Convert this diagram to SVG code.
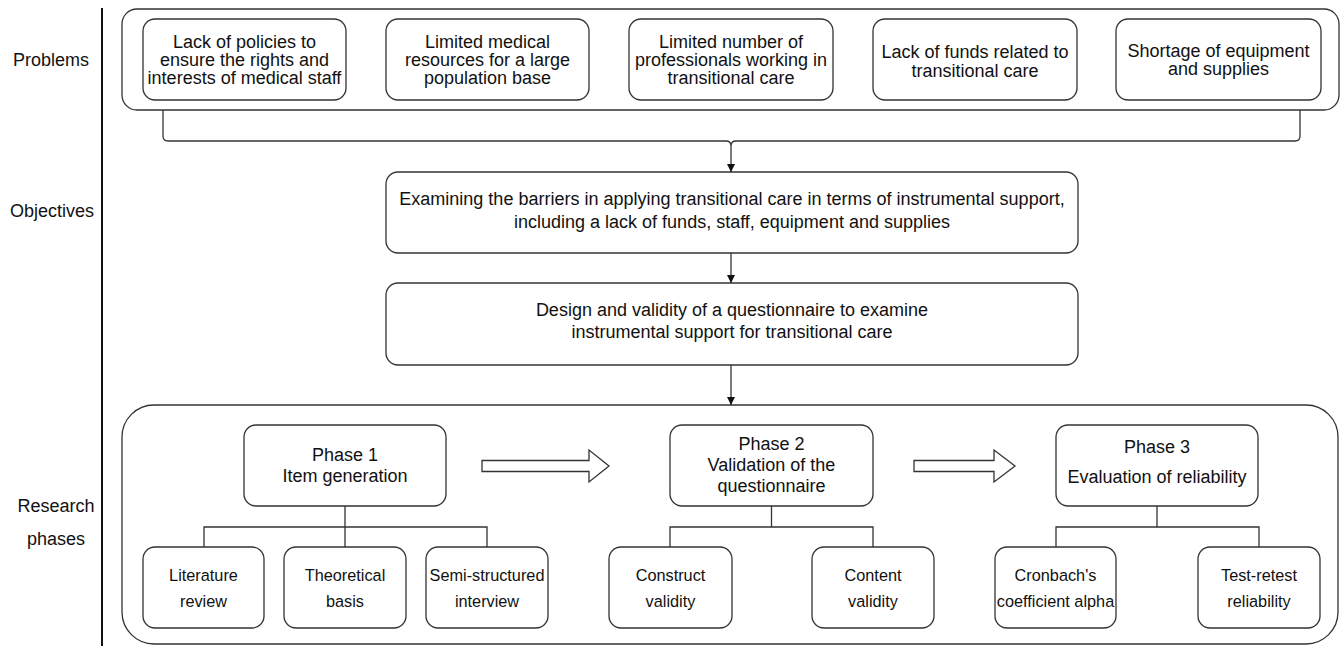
<svg xmlns="http://www.w3.org/2000/svg" width="1343" height="646" viewBox="0 0 1343 646">
<defs>
<style>
.box{fill:#fff;stroke:#333;stroke-width:1.3}
.ln{fill:none;stroke:#333;stroke-width:1.3}
.t{font-family:"Liberation Sans",Arial,sans-serif;font-size:18px;fill:#111;text-anchor:middle;dominant-baseline:central}
.s{font-family:"Liberation Sans",Arial,sans-serif;font-size:16.3px;fill:#111;text-anchor:middle;dominant-baseline:central}
.lab{font-family:"Liberation Sans",Arial,sans-serif;font-size:18px;fill:#111;text-anchor:middle;dominant-baseline:central}
</style>
<marker id="ah" viewBox="0 0 10 10" refX="10" refY="5" markerWidth="8" markerHeight="8" markerUnits="userSpaceOnUse" orient="auto">
<path d="M0,0 L10,5 L0,10 Z" fill="#111"/>
</marker>
</defs>
<rect width="1343" height="646" fill="#fff"/>

<g id="labels">
<line x1="102" y1="8" x2="102" y2="646" stroke="#111" stroke-width="2"/>
<text class="lab" x="51" y="60">Problems</text>
<text class="lab" x="52" y="211">Objectives</text>
<text class="lab" x="56" y="506">Research</text>
<text class="lab" x="56" y="539">phases</text>
</g>

<g id="problems-container"><rect class="box" x="122" y="9" width="1217" height="101" rx="15"/></g>
<g id="research-container"><rect class="box" x="122" y="405" width="1216" height="239" rx="32"/></g>

<g id="p1"><rect class="box" x="143" y="19" width="203" height="81" rx="12"/>
<text class="t" x="244.5" y="42">Lack of policies to</text><text class="t" x="244.5" y="60">ensure the rights and</text><text class="t" x="244.5" y="78">interests of medical staff</text></g>
<g id="p2"><rect class="box" x="386" y="19" width="203" height="81" rx="12"/>
<text class="t" x="487.5" y="42">Limited medical</text><text class="t" x="487.5" y="60">resources for a large</text><text class="t" x="487.5" y="78">population base</text></g>
<g id="p3"><rect class="box" x="629" y="19" width="204" height="81" rx="12"/>
<text class="t" x="731" y="42">Limited number of</text><text class="t" x="731" y="60">professionals working in</text><text class="t" x="731" y="78">transitional care</text></g>
<g id="p4"><rect class="box" x="873" y="19" width="204" height="81" rx="12"/>
<text class="t" x="975" y="52">Lack of funds related to</text><text class="t" x="975" y="71">transitional care</text></g>
<g id="p5"><rect class="box" x="1116" y="19" width="205" height="81" rx="12"/>
<text class="t" x="1218.5" y="51">Shortage of equipment</text><text class="t" x="1218.5" y="69">and supplies</text></g>

<g id="o1"><rect class="box" x="386" y="172" width="692" height="81" rx="12"/>
<text class="t" x="732" y="199">Examining the barriers in applying transitional care in terms of instrumental support,</text>
<text class="t" x="732" y="222">including a lack of funds, staff, equipment and supplies</text></g>
<g id="o2"><rect class="box" x="386" y="283" width="692" height="82" rx="12"/>
<text class="t" x="732" y="310">Design and validity of a questionnaire to examine</text>
<text class="t" x="732" y="332">instrumental support for transitional care</text></g>

<g id="ph1"><rect class="box" x="244" y="425" width="202" height="81" rx="12"/>
<text class="t" x="345" y="455">Phase 1</text><text class="t" x="345" y="476">Item generation</text></g>
<g id="ph2"><rect class="box" x="670" y="425" width="203" height="81" rx="12"/>
<text class="t" x="771.5" y="444">Phase 2</text><text class="t" x="771.5" y="465">Validation of the</text><text class="t" x="771.5" y="486">questionnaire</text></g>
<g id="ph3"><rect class="box" x="1056" y="425" width="202" height="81" rx="12"/>
<text class="t" x="1157" y="447">Phase 3</text><text class="t" x="1157" y="477">Evaluation of reliability</text></g>

<g id="s1"><rect class="box" x="143" y="547" width="121" height="81" rx="12"/>
<text class="s" x="203.5" y="575">Literature</text><text class="s" x="203.5" y="601">review</text></g>
<g id="s2"><rect class="box" x="284" y="547" width="122" height="81" rx="12"/>
<text class="s" x="345" y="575">Theoretical</text><text class="s" x="345" y="601">basis</text></g>
<g id="s3"><rect class="box" x="426" y="547" width="122" height="81" rx="12"/>
<text class="s" x="487" y="575">Semi-structured</text><text class="s" x="487" y="601">interview</text></g>
<g id="s4"><rect class="box" x="609" y="547" width="123" height="81" rx="12"/>
<text class="s" x="670.5" y="575">Construct</text><text class="s" x="670.5" y="601">validity</text></g>
<g id="s5"><rect class="box" x="812" y="547" width="122" height="81" rx="12"/>
<text class="s" x="873" y="575">Content</text><text class="s" x="873" y="601">validity</text></g>
<g id="s6"><rect class="box" x="995" y="547" width="121" height="81" rx="12"/>
<text class="s" x="1055.5" y="575">Cronbach's</text><text class="s" x="1055.5" y="601">coefficient alpha</text></g>
<g id="s7"><rect class="box" x="1198" y="547" width="122" height="81" rx="12"/>
<text class="s" x="1259" y="575">Test-retest</text><text class="s" x="1259" y="601">reliability</text></g>

<g id="connectors">
<path class="ln" d="M163,110 V136 Q163,141 168,141 H726 Q731,141 731,146 M1300,110 V136 Q1300,141 1295,141 H736 Q731,141 731,146"/>
<path class="ln" d="M731,146 V172" marker-end="url(#ah)"/>
<path class="ln" d="M731,253 V283" marker-end="url(#ah)"/>
<path class="ln" d="M731,365 V405" marker-end="url(#ah)"/>
<path class="ln" d="M345,506 V527 M204,547 V527 H487 V547 M345,527 V547"/>
<path class="ln" d="M771.5,506 V527 M670,547 V527 H873 V547"/>
<path class="ln" d="M1157,506 V527 M1056,547 V527 H1259 V547"/>
<path class="box" d="M482,460.5 H589 V450 L609,466 L589,482 V471.5 H482 Z"/>
<path class="box" d="M914,460.5 H994 V450 L1015,466 L994,482 V471.5 H914 Z"/>
</g>
</svg>
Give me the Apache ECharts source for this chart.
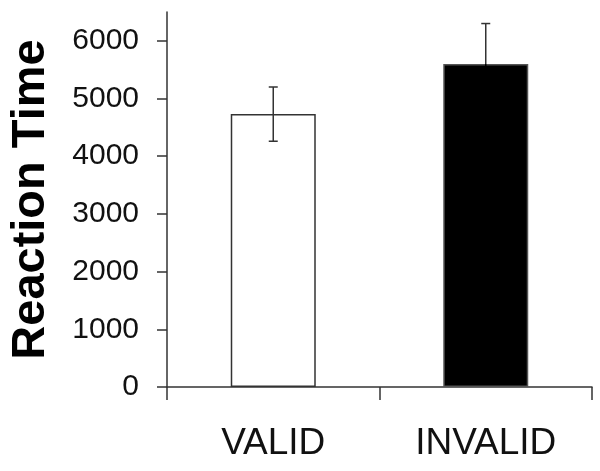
<!DOCTYPE html>
<html>
<head>
<meta charset="utf-8">
<script src="https://cdn.jsdelivr.net/npm/echarts@6.0.0/dist/echarts.min.js"></script>
<style>
    html, body { margin: 0; padding: 0; background: #fff; }
    #chart { width: 600px; height: 471px; }
</style>
</head>
<body>
<div id="chart"></div>
<script>
const categories = ["VALID", "INVALID"];
const meanValues = [4730, 5600];
const errorValues = [470, 700];
const barColors = ["#ffffff", "#000000"];
// lower half of the INVALID error bar sits inside the black bar
const lowerErrorColors = ["#333333", "#000000"];
const yTicks = [0, 1000, 2000, 3000, 4000, 5000, 6000];

let chart = echarts.init(document.getElementById("chart"), null, { renderer: "canvas" });

let options = {
    animation: false,
    grid: {
        left: 163,
        right: 8,
        top: 12,
        bottom: 84,
    },
    xAxis: {
        type: "category",
        data: categories,
        axisLine: { lineStyle: { color: "#333", width: 1.5 } },
        axisTick: { show: true, length: 13, lineStyle: { color: "#333", width: 1.5 } },
        axisLabel: {
            margin: 38,
            fontFamily: "Liberation Sans",
            fontSize: 37,
            color: "#111",
        },
    },
    yAxis: {
        type: "value",
        min: 0,
        max: 6500,
        name: "Reaction Time",
        nameLocation: "middle",
        nameGap: 112,
        nameTextStyle: {
            fontFamily: "Liberation Sans",
            fontWeight: "bold",
            fontSize: 47,
            color: "#000",
        },
        splitLine: { show: false },
        axisLine: { show: true, lineStyle: { color: "#333", width: 1.5 } },
        axisTick: {
            show: true,
            length: 10,
            customValues: yTicks,
            lineStyle: { color: "#333", width: 1.5 },
        },
        axisLabel: {
            margin: 28,
            customValues: yTicks,
            formatter: (value) => value.toString(),
            fontFamily: "Liberation Sans",
            fontSize: 30,
            color: "#111",
        },
    },
    series: [
        {
            type: "bar",
            barWidth: "40%",
            data: meanValues.map((value, index) => {
                return {
                    value: value,
                    itemStyle: {
                        color: barColors[index],
                        borderColor: index == 0 ? "#333" : "#555",
                        borderWidth: 1.5,
                    },
                };
            }),
        },
        {
            type: "custom",
            data: meanValues.map((value, index) => [index, value - errorValues[index], value, value + errorValues[index]]),
            z: 10,
            renderItem: (params, api) => {
                let low = api.coord([api.value(0), api.value(1)]);
                let mid = api.coord([api.value(0), api.value(2)]);
                let high = api.coord([api.value(0), api.value(3)]);
                let half = 4.5;
                let style = { stroke: "#333", lineWidth: 1.5 };
                let lowStyle = { stroke: lowerErrorColors[params.dataIndex], lineWidth: 1.5 };
                return {
                    type: "group",
                    children: [
                        { type: "line", shape: { x1: high[0], y1: high[1], x2: mid[0], y2: mid[1] }, style: style },
                        { type: "line", shape: { x1: mid[0], y1: mid[1], x2: low[0], y2: low[1] }, style: lowStyle },
                        { type: "line", shape: { x1: high[0] - half, y1: high[1], x2: high[0] + half, y2: high[1] }, style: style },
                        { type: "line", shape: { x1: low[0] - half, y1: low[1], x2: low[0] + half, y2: low[1] }, style: lowStyle },
                    ],
                };
            },
        },
    ],
};

chart.setOption(options);
</script>
</body>
</html>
----
#### Work required
State how many lines of the material contain the string "this", with no other words.

#### Written reply
2